Familial Fraud

Familial fraud is a form of identity theft committed by a parent, child, sibling, extended family or close friend of the victim. It can be committed by anyone you’re close to. 

Fraud within one’s family and social circle may sound unlikely. We often imagine identity thieves in some far-away basement in a black-hoodie hunched over a PC poking around the dark web. But the closer someone is to you, the better access they have to your personal information—and the easier it is for them to use your relationship for financial gain. 

Opportunity makes familial fraud a common form of identity theft that can leave you in serious financial (and emotional) trouble.

How does it work? 

Familial fraud is as opportunistic as scams come. With no difficulty at all, a parent can open a credit account in their child’s name using personally identifiable information already in the parents’ custody. If you leave your wallet lying around, a friend can easily snap a photo of your Social Security card and other credentials when you leave the room. 

With personal information readily available, fraudsters can open new lines of credit, make large purchases, or even receive medical care in your name. 

Familial fraud can fly under the radar for years. It’s usually discovered when someone opens a utility account, applies for a loan or applies for new credit. Fraudulent activity is then spotted on the victim’s credit report.
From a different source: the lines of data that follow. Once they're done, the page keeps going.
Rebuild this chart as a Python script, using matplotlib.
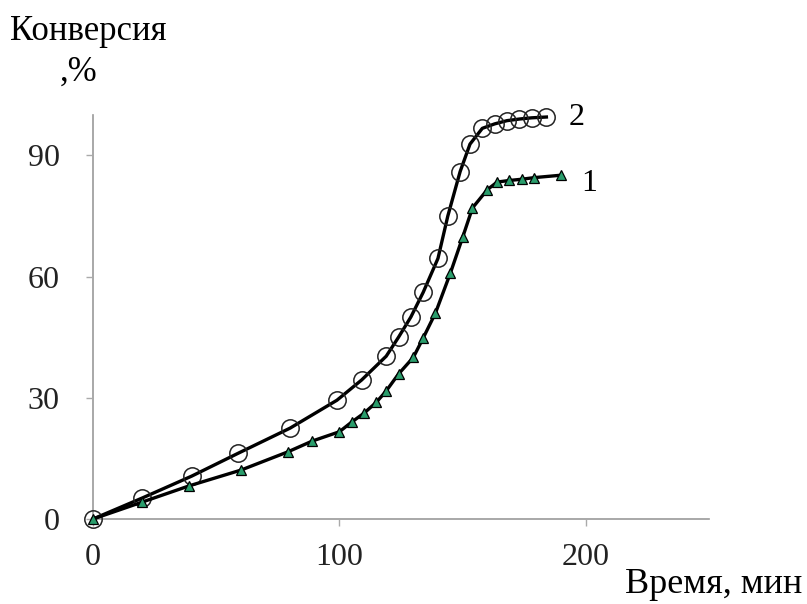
import matplotlib
matplotlib.use("Agg")
import matplotlib.pyplot as plt

plt.rcParams['font.family'] = ['Liberation Serif', 'DejaVu Serif']

# Время, мин и конверсия, % для двух опытов
t1 = [0, 20, 39, 60, 79, 89, 100, 105, 110, 115, 119, 124, 130, 134, 139,
      145, 150, 154, 160, 164, 169, 174, 179, 190]
conv1 = [0, 4.2, 8.2, 12.1, 16.6, 19.3, 21.6, 24.0, 26.2, 28.9, 31.7, 35.9,
         40.0, 44.8, 51.0, 60.8, 69.7, 77.0, 81.5, 83.4, 83.8, 84.1, 84.5, 85.1]

t2 = [0, 20, 40, 59, 80, 99, 109, 119, 124, 129, 134, 140, 144, 149, 153,
      158, 163, 168, 173, 178, 184]
conv2 = [0, 5.2, 10.6, 16.3, 22.5, 29.4, 34.4, 40.3, 45.0, 50.0, 56.1, 64.5,
         75.0, 86.0, 92.8, 96.7, 97.8, 98.6, 99.0, 99.3, 99.5]

fig = plt.figure(figsize=(8.07, 6.04), dpi=100)
ax = fig.add_axes([0.1152, 0.1407, 0.7634, 0.6689])

ax.plot(t2, conv2, color='black', lw=2.4, marker='o', ms=12.5,
        mfc='none', mec='#222222', mew=1.1, zorder=3, clip_on=False)
ax.plot(t1, conv1, color='black', lw=2.4, marker='^', ms=6.5,
        mfc='#2a9d6c', mec='black', mew=0.9, zorder=4, clip_on=False)

ax.text(t2[-1] + 9, conv2[-1], '2', fontsize=23, va='center', ha='left')
ax.text(t1[-1] + 8, conv1[-1] - 2, '1', fontsize=23, va='center', ha='left')

ax.set_xlim(0, 250)
ax.set_ylim(0, 100)
ax.set_xticks([0, 100, 200])
ax.set_yticks([0, 30, 60, 90])

for side in ('top', 'right'):
    ax.spines[side].set_visible(False)
for side in ('left', 'bottom'):
    ax.spines[side].set_color('#999999')
    ax.spines[side].set_linewidth(1.2)
    ax.spines[side].set_zorder(1)

ax.tick_params(direction='out', length=5, width=1, color='#aaaaaa',
               labelsize=23, labelcolor='#222222')
ax.tick_params(axis='y', pad=19)
ax.tick_params(axis='x', pad=12)

fig.text(0.012, 0.948, 'Конверсия', fontsize=25, ha='left', va='center')
fig.text(0.074, 0.881, ',%', fontsize=25, ha='left', va='center')
fig.text(0.994, 0.032, 'Время, мин', fontsize=26, ha='right', va='center')

fig.savefig('out.png', dpi=100, facecolor='white')
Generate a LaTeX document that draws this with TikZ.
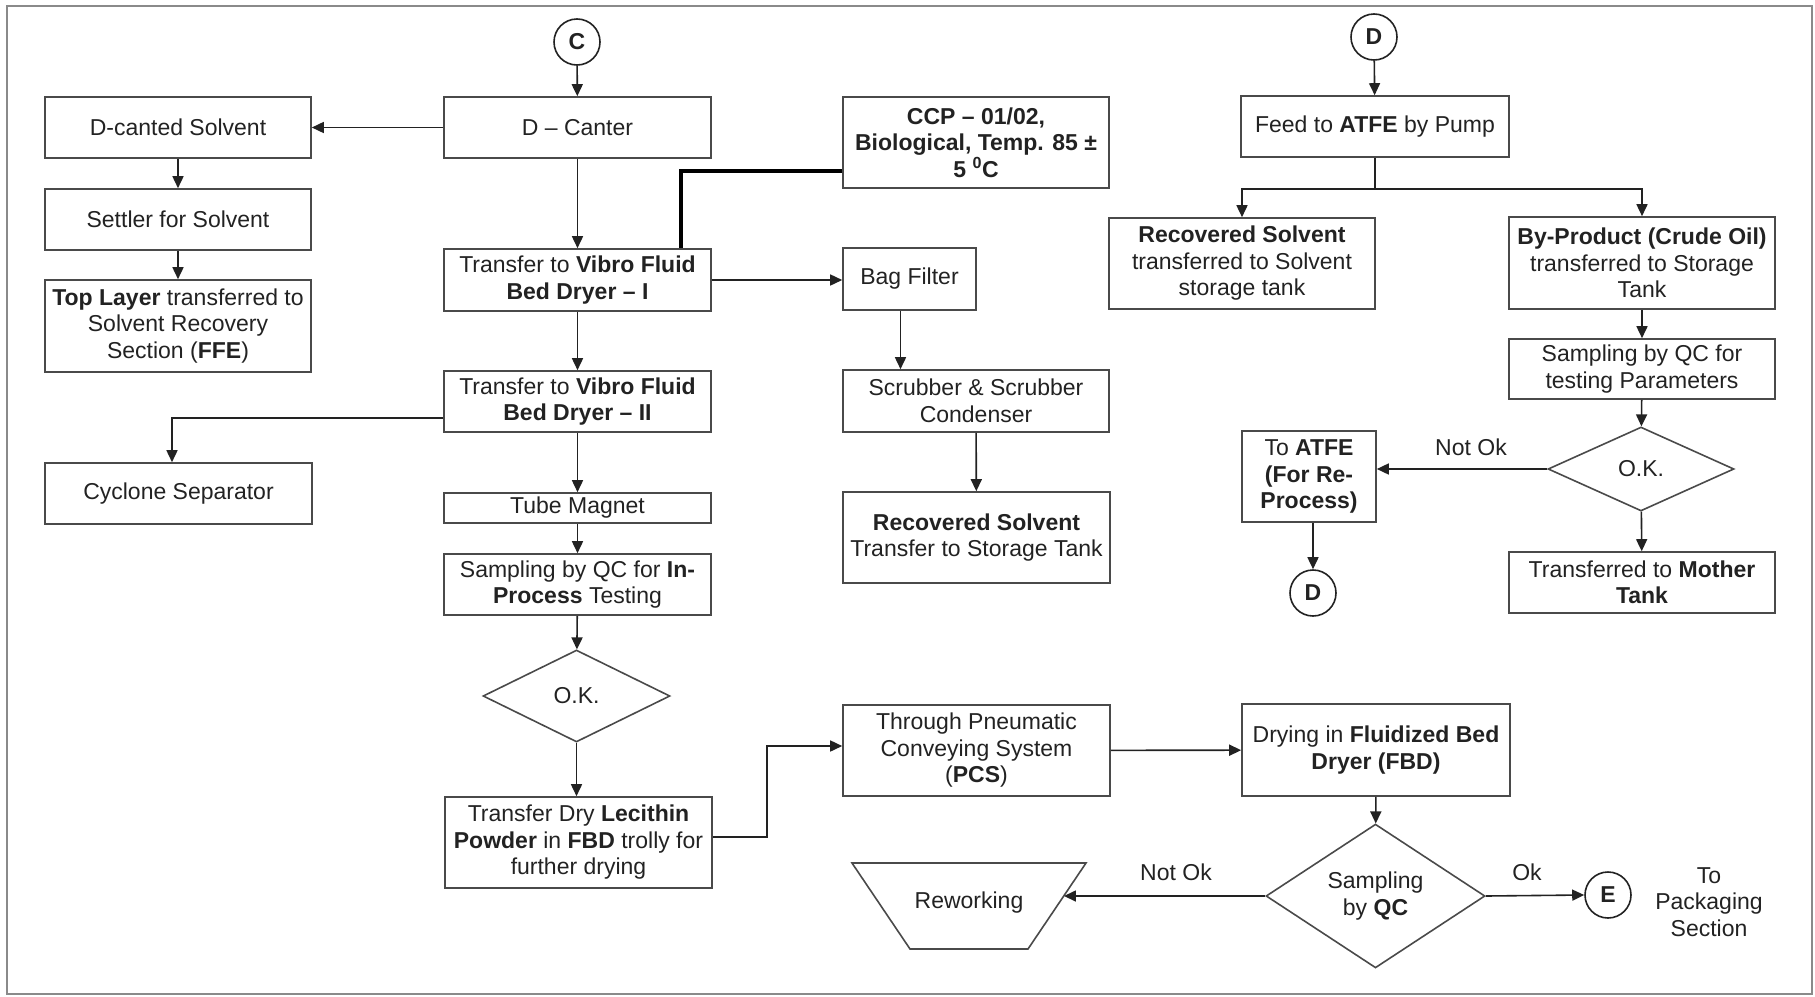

When the victim is a child, a family member can rack up years’ worth of debt before their first attempt to build their own credit. 

A famous example is Axton Betz-Hamilton’s struggle with familial fraud, which began when she left for college. A utility company flagged her credit. Upon investigation, she found an extensive credit report containing fraudulent credit entries and collection agency notifications going back twenty years. 

Betz-Hamilton spent the next sixteen years tirelessly working to remove fraudulent credit accounts and collection agency demands from her record. Only when her mother passed away did she discover the thief. Using only stolen Social Security numbers, her mother had been opening (and defaulting) on credit accounts in her daughter’s name as well as her husband and her father-in-law. 

What can you do about it? 

Familial fraud is insidious, but you can prevent it (or quickly squash it). Regardless of your fraud history, review your credit reports and your childrens’ reports, too, at least twice a year, check account statements often for irregularities, and the next time you loan money to friends or family, lend them cash instead of your credit card. 

What if it happens to me?

Familial fraud comes with a unique emotional component. Your privacy has been breached, and so has your trust. This can be an emotionally difficult experience; you may feel empathy for the perpetrator and not want to press charges, or fear retaliation and damaged relationships. 

This can cloud your judgement when it comes to reporting the incident. 

As hard as it may be, victims should respond to the crime exactly as they would had it been perpetrated by a stranger. Place a 90-day fraud alert on your credit, file a police report immediately, and dispute all fraudulent accounts and charges. Freeze your credit at the three credit reporting agencies.

Recovering from identity theft is a slow and challenging process that can take years to resolve. The sooner you pursue action, the easier it will be to get things back on track. Check with your insurance company and HR department to see if they have a relationship with an identity theft resolution service, and if they do take advantage of the service. 


Remember that familial fraud can be committed by anyone who has access to your personally identifiable information

Keep your accounts secure, your personal information private, and know that when it comes to your personal information, it is best to be vigilant. 

Freeze your credit at the three reporting agencies, and your kids’ credit too.